Kellan ficou paralisado.
— Que absurdo é esse?!
— Alfa! — O médico surgiu novamente, aflito. — A situação da senhora Josia está piorando! Se demorarmos, podemos perder as duas! O senhor precisa decidir agora!
O olhar de Kellan endureceu. Sem mais hesitar, virou-se para os guardas.
— Levem ela para a sala de coleta!
Fui forçada a sentar na cadeira. A agulha penetrou minha veia. O sangue começou a sair, lento, pesado, como se arrancasse algo mais que vida.
Kellan ficou de costas para mim. Não olhou nem por um segundo.
Quando chegaram a 400 ml, o médico hesitou.
— Alfa, a senhorita Iris está muito fraca. Se continuarmos, vai...
— Continuem. — Kellan não virou o rosto.
Aos 600 ml, tudo escureceu. As lembranças se confundiram.

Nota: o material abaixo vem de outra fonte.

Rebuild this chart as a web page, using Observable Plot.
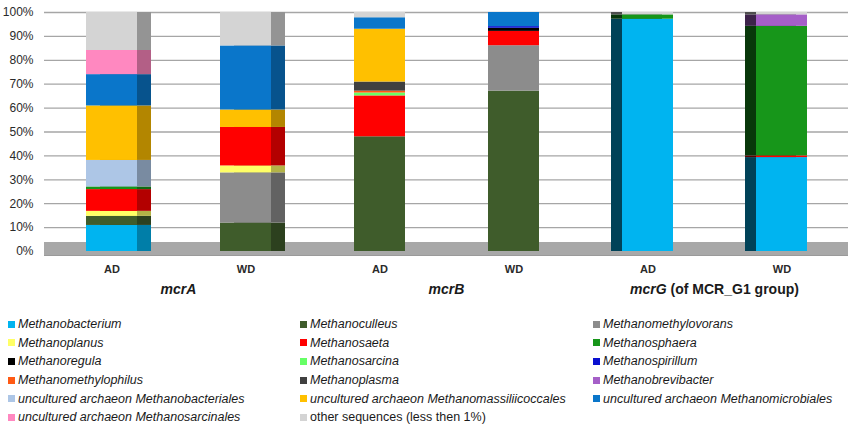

Vi o Kellan do passado. Na porta da loja de ervas... Sorrindo:
— Meu nome é Kellan. Amanhã, eu volto...
Depois disso, desmaiei.
Quando acordei, ele estava sentado ao lado da minha cama. Por um instante, acreditei que ele fosse me segurar a mão pedir perdão, implorar como antes.
Mas, assim que abri os olhos, encontrei apenas o gelo no olhar dele.
— Você derrubou o totem? — Perguntou.